LOL. Selective reporting, as always. Before I say anything else, however, I should note that roughly 80% of 3Q reporting institutions haven't reported for 4Q year. That said, here's some you left out:
CREATIVE PLANNING 12/31/2015 520,266 shares (up 13,300) (up 2.62%)
CALIFORNIA STATE TEACHERS RETIREMENT SYSTEM 12/31/2015 168,407 shares (up 2,914) ( up 1.76%)
CAPITAL INVESTMENT ADVISORS, LLC 12/31/2015 10,200 shares (up 10,200) (up 100%)
SIMPLEX TRADING, LLC 12/31/2015 3,043 shares (up 1,114) ( up 57.75%)
QUADRANT CAPITAL GROUP LLC 12/31/2015 2,638 shares (up 2,638) (up 100%)
None of this means very much, as most institutions haven't reported, but there is evidence of 6 institutions selling, 5 institutions buying, and 6 institutions standing pat on their 3Q investments. That's likely to be a pattern. What we won't know for at least two weeks is what the numbers actually look like.
It bought its entire position in 4Q and in January. That will probably add significantly to the 4Q numbers. Tiptree was not a reporting institution at the end of 3Q.
RAS isn't a normal REIT. I've said this before, but you might get value from paying attention this time. RAS is a bit like a pawn broker. The borrower puts equity. RAS gives 70 to 80 cents on the dollar for it in the form of a loan with a higher than usual interest rate and then leverages it in a securitization. If the loan goes well RAS collects a high interest rate and a big spread. If the loan goes bad it winds up owning property for 70 to 80 cents on the dollar and can probably operate it at lower rents than the owner could. It's a long term business, but loan business provides better returns than the property business does. That's why RAS continues to focus on that portion of the business.
LOL. You remain as wrong as you were before.
I deal with all the one time events too (that's easy to do; not much effort). But I account for what you don't account for, including consolitation effects and the cash that RAS retains.
I don't see any value to your computaiton ... and I don't think it's likely to work out as a projection of anything useful in 2016.
Some shareholders misunderstood it and bailed. You've simply re states a misunderstanding they have. You still have it wrong.
Other shareholders properly understood things and expanded their positions (at lower prices; lucky us). The fact is that RAS is making a lot of money. You've simply resolved not to look for it.
I did include it. I also subtracted the TRSE costs assocaited with acquisition, severance, resolving financing, and recognizing a $23 million loss attributable to non-controlling interests.
I keep telling you this and you keep ignoring those other things.

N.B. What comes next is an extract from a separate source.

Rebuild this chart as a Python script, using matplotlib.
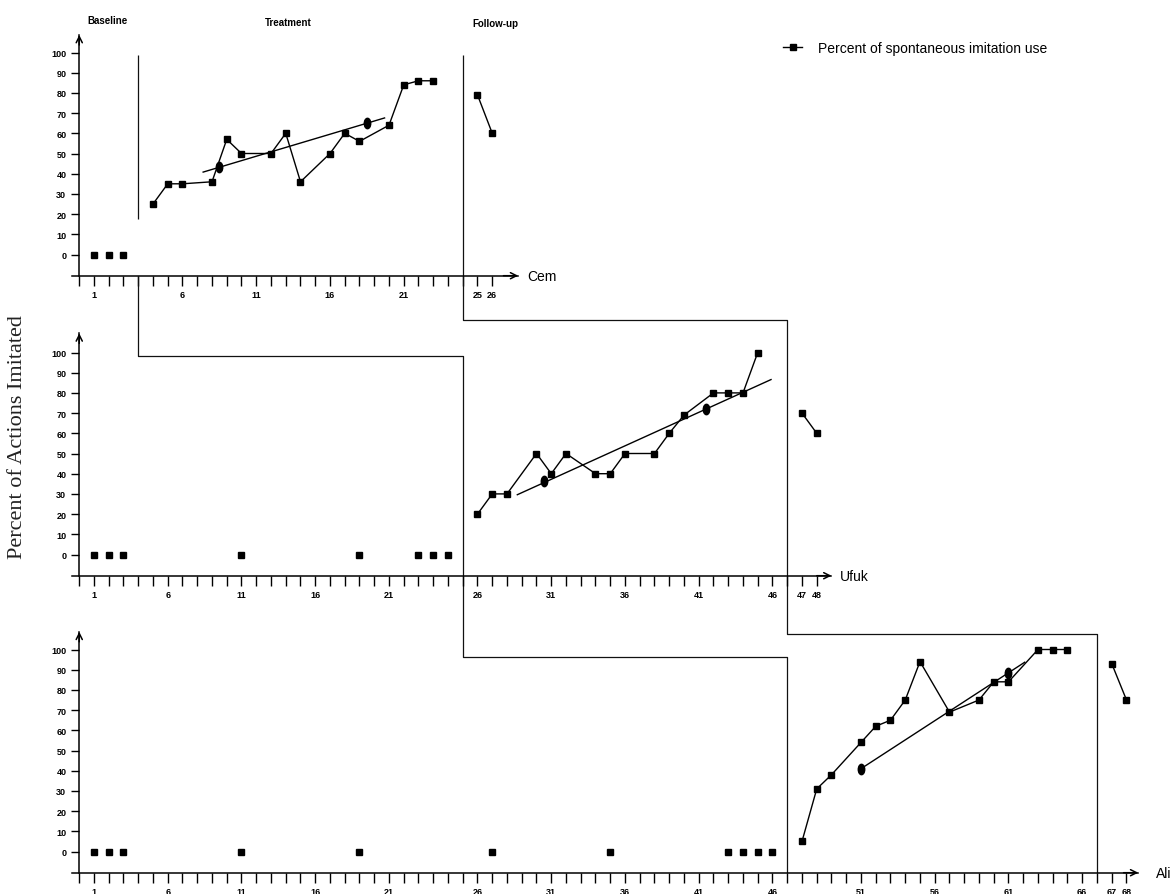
import matplotlib
matplotlib.use("Agg")
import matplotlib.pyplot as plt
from matplotlib import font_manager
from matplotlib.path import Path
from matplotlib.transforms import Affine2D

# ---- data (x = session, y = percent) ----
cem_base_x = [1, 2, 3]
cem_base_y = [0, 0, 0]
cem_treat_x = [4, 5, 6, 8, 9, 10, 12, 13, 14, 16, 17, 18, 20, 21, 22, 23]
cem_treat_y = [25, 35, 35, 36, 57, 50, 50, 60, 36, 50, 60, 56, 64, 84, 86, 86]
cem_follow_x = [25, 26]
cem_follow_y = [79, 60]
cem_trend_x = [7.4, 19.7]
cem_trend_y = [40.8, 67.6]
cem_mid_x = [8.5, 18.5]
cem_mid_y = [43.2, 65]
cem_ticks = [1, 6, 11, 16, 21, 25, 26]
cem_breaks = [4, 25]

ufuk_base_x = [1, 2, 3, 11, 19, 23, 24, 25]
ufuk_base_y = [0, 0, 0, 0, 0, 0, 0, 0]
ufuk_treat_x = [26, 27, 28, 30, 31, 32, 34, 35, 36, 38, 39, 40, 42, 43, 44, 45]
ufuk_treat_y = [20, 30, 30, 50, 40, 50, 40, 40, 50, 50, 60, 69, 80, 80, 80, 100]
ufuk_follow_x = [47, 48]
ufuk_follow_y = [70, 60]
ufuk_trend_x = [28.7, 45.9]
ufuk_trend_y = [29.6, 86.6]
ufuk_mid_x = [30.5, 41.5]
ufuk_mid_y = [36.2, 72.2]
ufuk_ticks = [1, 6, 11, 16, 21, 26, 31, 36, 41, 46, 47, 48]
ufuk_breaks = [26, 47]

ali_base_x = [1, 2, 3, 11, 19, 27, 35, 43, 44, 45, 46]
ali_base_y = [0, 0, 0, 0, 0, 0, 0, 0, 0, 0, 0]
ali_treat_x = [47, 48, 49, 51, 52, 53, 54, 55, 57, 59, 60, 61, 63, 64, 65]
ali_treat_y = [5, 31, 38, 54, 62, 65, 75, 94, 69, 75, 84, 84, 100, 100, 100]
ali_follow_x = [67, 68]
ali_follow_y = [93, 75]
ali_trend_x = [51, 62.1]
ali_trend_y = [41, 93.7]
ali_mid_x = [51, 61]
ali_mid_y = [41, 88.5]
ali_ticks = [1, 6, 11, 16, 21, 26, 31, 36, 41, 46, 51, 56, 61, 66, 67, 68]
ali_breaks = [26, 47, 67]

names = ["Cem", "Ufuk", "Ali"]
y_ticks = [0, 10, 20, 30, 40, 50, 60, 70, 80, 90, 100]

# fonts
avail = {f.name for f in font_manager.fontManager.ttflist}
narrow = "Liberation Sans Narrow" if "Liberation Sans Narrow" in avail else "Liberation Sans"

# ---- layout (pixels) ----
W, H = 1173, 895
SX0, SPX = 94.0, 14.75          # px of slot 1, px per slot
UPX = 2.02                      # px per percent
zeros = [255.5, 555.5, 852.5]   # px of y=0 per panel
YLO, YHI = -12, 112
XAX = -10.5                     # y value of the x axis line


def to_slot(s, breaks):
    return s + sum(1 for b in breaks if s >= b)


def slots(xs, breaks):
    return [to_slot(s, breaks) for s in xs]


fig = plt.figure(figsize=(W / 100, H / 100), dpi=100)
xlim = (1 - SX0 / SPX, 1 + (W - SX0) / SPX)
axes = []
for z in zeros:
    top_px = z - YHI * UPX
    bot_px = z - YLO * UPX
    ax = fig.add_axes([0, 1 - bot_px / H, 1, (bot_px - top_px) / H])
    ax.set_xlim(*xlim)
    ax.set_ylim(YLO, YHI)
    ax.set_facecolor("none")
    axes.append(ax)

panels = [
    (cem_base_x, cem_base_y, cem_treat_x, cem_treat_y, cem_follow_x, cem_follow_y,
     cem_trend_x, cem_trend_y, cem_mid_x, cem_mid_y, cem_ticks, cem_breaks),
    (ufuk_base_x, ufuk_base_y, ufuk_treat_x, ufuk_treat_y, ufuk_follow_x, ufuk_follow_y,
     ufuk_trend_x, ufuk_trend_y, ufuk_mid_x, ufuk_mid_y, ufuk_ticks, ufuk_breaks),
    (ali_base_x, ali_base_y, ali_treat_x, ali_treat_y, ali_follow_x, ali_follow_y,
     ali_trend_x, ali_trend_y, ali_mid_x, ali_mid_y, ali_ticks, ali_breaks),
]
arrow_end = [29.76, 51.0, 71.8]
name_x = [30.36, 51.6, 73.0]
y_arrow = [108.7, 109.5, 108.8]

ellipse = Path.unit_circle().transformed(Affine2D().scale(0.62, 1.0))
sq = dict(marker="s", markersize=5, color="black")
handle = None

for i, ax in enumerate(axes):
    (bx, by, tx, ty, fx, fy, trx, tr_y, mx, my, ticks, brk) = panels[i]

    ax.plot(slots(bx, brk), by, linestyle="none", **sq)
    ln, = ax.plot(slots(tx, brk), ty, lw=1.0, **sq,
                  label="Percent of spontaneous imitation use")
    ax.plot(slots(fx, brk), fy, lw=1.0, **sq)
    ax.plot(slots(trx, brk), tr_y, color="black", lw=1.0)
    ax.plot(slots(mx, brk), my, linestyle="none", marker=ellipse,
            markersize=7.5, color="black")
    if i == 0:
        handle = ln

    # axes
    last = to_slot(ticks[-1], brk)
    for s in ["top", "right"]:
        ax.spines[s].set_visible(False)
    ax.spines["left"].set_position(("data", 0))
    ax.spines["left"].set_bounds(XAX, y_arrow[i])
    ax.spines["bottom"].set_position(("data", XAX))
    ax.spines["bottom"].set_bounds(-0.5, arrow_end[i])
    for s in ["left", "bottom"]:
        ax.spines[s].set_linewidth(1.1)
    ax.annotate("", xy=(0, y_arrow[i]), xytext=(0, y_arrow[i] - 5),
                arrowprops=dict(arrowstyle="->", lw=1.1, shrinkA=0, shrinkB=0,
                                mutation_scale=11))
    ax.annotate("", xy=(arrow_end[i], XAX), xytext=(arrow_end[i] - 1, XAX),
                arrowprops=dict(arrowstyle="->", lw=1.1, shrinkA=0, shrinkB=0,
                                mutation_scale=11))

    ax.set_yticks(y_ticks)
    ax.set_yticklabels([str(v) for v in y_ticks], fontfamily=narrow,
                       fontweight="bold", fontsize=6.5)
    lab = {to_slot(s, brk): str(s) for s in ticks}
    xt = list(range(0, last + 1))
    ax.set_xticks(xt)
    ax.set_xticklabels([lab.get(t, "") for t in xt], fontfamily=narrow,
                       fontweight="bold", fontsize=6.5)
    ax.tick_params(axis="y", direction="out", length=5.8, width=1.0, pad=3.5)
    ax.tick_params(axis="x", direction="out", length=7.2, width=1.0, pad=3.2)

    ax.text(name_x[i], XAX, names[i], fontfamily=narrow, fontsize=10,
            ha="left", va="center")

# ---- condition change lines (drawn in top-axes coordinates) ----
off = [(z - zeros[0]) / UPX for z in zeros]


def draw_path(pts, lw=0.9):
    xs = [p[1] for p in pts]
    ys = [p[2] - off[p[0]] for p in pts]
    axes[0].plot(xs, ys, color="#111111", lw=lw, clip_on=False,
                 solid_capstyle="butt")


c1 = [to_slot(cem_breaks[0], cem_breaks) - 1, to_slot(ufuk_breaks[0], ufuk_breaks) - 1,
      to_slot(ali_breaks[1], ali_breaks) - 1]
c2 = [to_slot(cem_breaks[1], cem_breaks) - 1, to_slot(ufuk_breaks[1], ufuk_breaks) - 1,
      to_slot(ali_breaks[2], ali_breaks) - 1]

draw_path([(0, c1[0], 98.8), (0, c1[0], 17.6)])
draw_path([(0, c1[0], XAX), (1, c1[0], 98.4), (1, c1[1], 98.4),
           (2, c1[1], 96.4), (2, c1[2], 96.4), (2, c1[2], XAX)])
draw_path([(0, c2[0], 98.8), (1, c2[0], 116.1), (1, c2[1], 116.1),
           (2, c2[1], 107.8), (2, c2[2], 107.8), (2, c2[2], XAX)])

# phase titles
for txt, x, y in [("Baseline", 1.92, 116.2), ("Treatment", 14.15, 115.2),
                  ("Follow-up", 28.19, 114.5)]:
    axes[0].text(x, y, txt, fontfamily=narrow, fontweight="bold", fontsize=7,
                 ha="center", va="center")

axes[0].legend(handles=[handle], loc="center left",
               bbox_to_anchor=(783 / W, 1 - 49 / H), bbox_transform=fig.transFigure,
               frameon=False, handlelength=1.4, handletextpad=1.1,
               borderpad=0, borderaxespad=0, prop=dict(family=narrow, size=10))

fig.text(18 / W, 1 - 437 / H, "Percent of Actions Imitated", rotation=90,
         ha="center", va="center", fontfamily="Liberation Serif", fontsize=16,
         color="#222222")

fig.savefig("out.png", dpi=100)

Yes, IRT's big gain made 3Q very profitable on a GAAP basis in 3Q. And yes, the only reason RAS reports a loss is the operating income loss that IRT also reports. Everything else washes for RAS in consolidation for the simple reason that it is IRT that has the gain. RAS just reports it in consolidation. It isn't really a direct gain for RAS.
I realize this confuses you. I wish it didn't, if only because you have the expertise to figure this out. In the meantime I'll keep pointing to the things you are ignoring.